Still, Kaiko drew a sharp line between 'launch' and 'success'. While the technical barriers to creating a stablecoin have fallen, the barriers to becoming a major transactional asset remain high. Exchange listings, integration into payments applications, market-maker incentives, and consistent end-user demand all matter—and must happen at scale.

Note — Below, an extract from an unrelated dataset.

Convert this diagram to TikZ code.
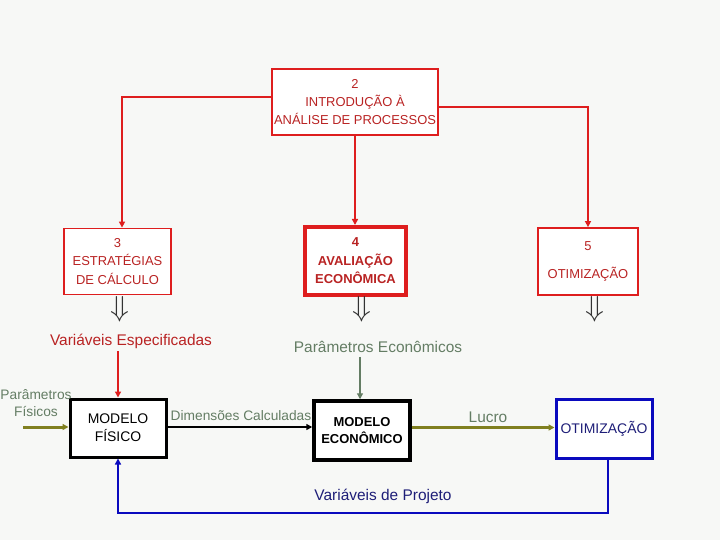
\documentclass[tikz,border=0pt]{standalone}
\usepackage{fontspec}
\setmainfont{Liberation Sans}
\usetikzlibrary{arrows.meta}
\definecolor{boxred}{RGB}{222,30,30}
\definecolor{txtred}{RGB}{185,35,35}
\definecolor{grgrey}{RGB}{100,125,100}
\definecolor{olivearr}{RGB}{128,128,32}
\definecolor{optblue}{RGB}{10,10,190}
\definecolor{navytxt}{RGB}{30,30,120}
\definecolor{bgcol}{RGB}{247,248,246}
\newcommand{\bigdown}{\scalebox{3.1}[2.9]{$\Downarrow$}}

\begin{document}
\begin{tikzpicture}[x=1bp,y=-1bp,
    redbox/.style={draw=boxred,line width=1.8bp,fill=white,text=txtred,align=center,inner sep=0pt,font=\fontsize{13}{18.5}\selectfont},
    blkbox/.style={draw=black,line width=3bp,fill=white,align=center,inner sep=0pt,font=\fontsize{14}{18}\selectfont},
    lbl/.style={text=grgrey,font=\fontsize{15}{17}\selectfont,inner sep=0pt,align=center},
    tip/.style={-{Triangle[length=6bp,width=6bp]}},
    dbl/.style={text=black!80,inner sep=0pt}
    ]
        % page
        \useasboundingbox (0,0) rectangle (720,540);
        \fill[bgcol] (0,0) rectangle (720,540);

        % Chapters
        \node[redbox,minimum width=166bp,minimum height=66bp] (intro) at (355,102) {2\\INTRODUÇÃO À\\ANÁLISE DE PROCESSOS};
        \node[redbox,minimum width=107bp,minimum height=66bp] (estrat) at (117.5,261.5) {3\\ESTRATÉGIAS\\DE CÁLCULO};
        \node[redbox,line width=4bp,minimum width=101bp,minimum height=68bp,font=\fontsize{13}{18.5}\selectfont\bfseries] (aval) at (355.5,261) {4\\AVALIAÇÃO\\ECONÔMICA};
        \node[redbox,minimum width=100bp,minimum height=67bp] (otim) at (588,261.5) {5\\[10bp]OTIMIZAÇÃO};

        \draw[boxred,line width=1.8bp,tip] ([yshift=5bp]intro.west) -| ([xshift=4.5bp]estrat.north);
        \draw[boxred,line width=1.8bp,tip] (intro.south) -- (intro.south |- aval.north);
        \draw[boxred,line width=1.8bp,tip] ([yshift=-5bp]intro.east) -| (otim.north);

        % Down arrows
        \node[dbl] (d3) at (120,309) {\bigdown};
        \node[dbl] (d4) at (362,309) {\bigdown};
        \node[dbl] (d5) at (595,309) {\bigdown};

        % Models
        \node[blkbox,minimum width=96bp,minimum height=58bp] (fis) at (118,428) {MODELO\\FÍSICO};
        \node[blkbox,line width=3.5bp,minimum width=96bp,minimum height=59bp,font=\fontsize{13}{17}\selectfont\bfseries] (eco) at (362,430.5) {MODELO\\ECONÔMICO};
        \node[blkbox,draw=optblue,minimum width=96bp,minimum height=59bp,text=navytxt] (opt) at (604,428.5) {OTIMIZAÇÃO};

        % Labels
        \node[lbl,text=txtred,font=\fontsize{15.5}{17}\selectfont] (vesp) at (131,341) {Variáveis Especificadas};
        \node[lbl,font=\fontsize{15.5}{17}\selectfont] (peco) at (378,347) {Parâmetros Econômicos};
        \node[lbl,font=\fontsize{13.8}{17}\selectfont] (pfis) at (36,403.5) {Parâmetros\\Físicos};
        \node[lbl,font=\fontsize{13.8}{17}\selectfont] (dimc) at (241,416) {Dimensões Calculadas};
        \node[lbl,font=\fontsize{15.5}{17}\selectfont] (lucro) at (488,417) {Lucro};
        \node[lbl,text=navytxt,font=\fontsize{15.5}{17}\selectfont] (vproj) at (383,496) {Variáveis de Projeto};

        % Flows
        \coordinate (entra) at (23,427);
        \coordinate (volta) at (608,513);
        \draw[olivearr,line width=3bp,tip] (entra) -- (entra -| fis.west);
        \draw[boxred,line width=1.5bp,tip] ([yshift=-3bp]vesp.south -| fis.north) -- (fis.north);
        \draw[grgrey,line width=1.3bp,tip] ([xshift=-2bp,yshift=-4bp]peco.south -| eco.north) -- ([xshift=-2bp]eco.north);
        \draw[black,line width=2.5bp,tip] ([yshift=1bp]fis.east) -- ([yshift=1bp]fis.east -| eco.west);
        \draw[olivearr,line width=3bp,tip] ([yshift=3bp]eco.east) -- ([yshift=3bp]eco.east -| opt.west);
        \draw[optblue,line width=2.5bp,tip] (volta |- opt.south) -- (volta) -| (fis.south);

\end{tikzpicture}
\end{document}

As a case study, Kaiko highlighted Open USD (OUSD), describing it as a collaborative initiative involving multiple stakeholder types—including payment firms, financial institutions, fintech players, and exchanges—aimed at establishing a core transactional asset for institutions and platforms. Given that ambition, the market has speculated that OUSD could eventually compete with USDC. Kaiko’s view, however, is that any bid to reshape the market hinges on rapidly proving sufficient depth and credibility—two attributes incumbents have spent years compounding.
USDC’s existing footprint—around $70 billion in supply alongside broad integration and established liquidity—illustrates why the report characterizes stablecoin competition as closer to distribution and habit formation than technology. Replacing what exchanges, institutions, and users already default to requires more than a compliant design or prominent backers; the tougher challenge is overcoming 'usage inertia'.
Kaiko ultimately concludes that the stablecoin market’s growth is real but structurally uneven. USDT and USDC have built a defensive perimeter rooted in scale, liquidity, distribution, and trust—making them difficult to unseat in the near term. Yet as stablecoins become more central to payments and financial plumbing, the report leaves room for the possibility that new issuers—especially those supported by banks, fintechs, and industry partnerships—could eventually pressure the status quo.
For now, Kaiko’s message is straightforward: the battleground is not issuance—it is 'adoption'. Any newcomer that hopes to matter must secure deep liquidity, broad integration, and sustained real-world use at the same time. The market may be opening to more players, but the wall of incumbency remains high.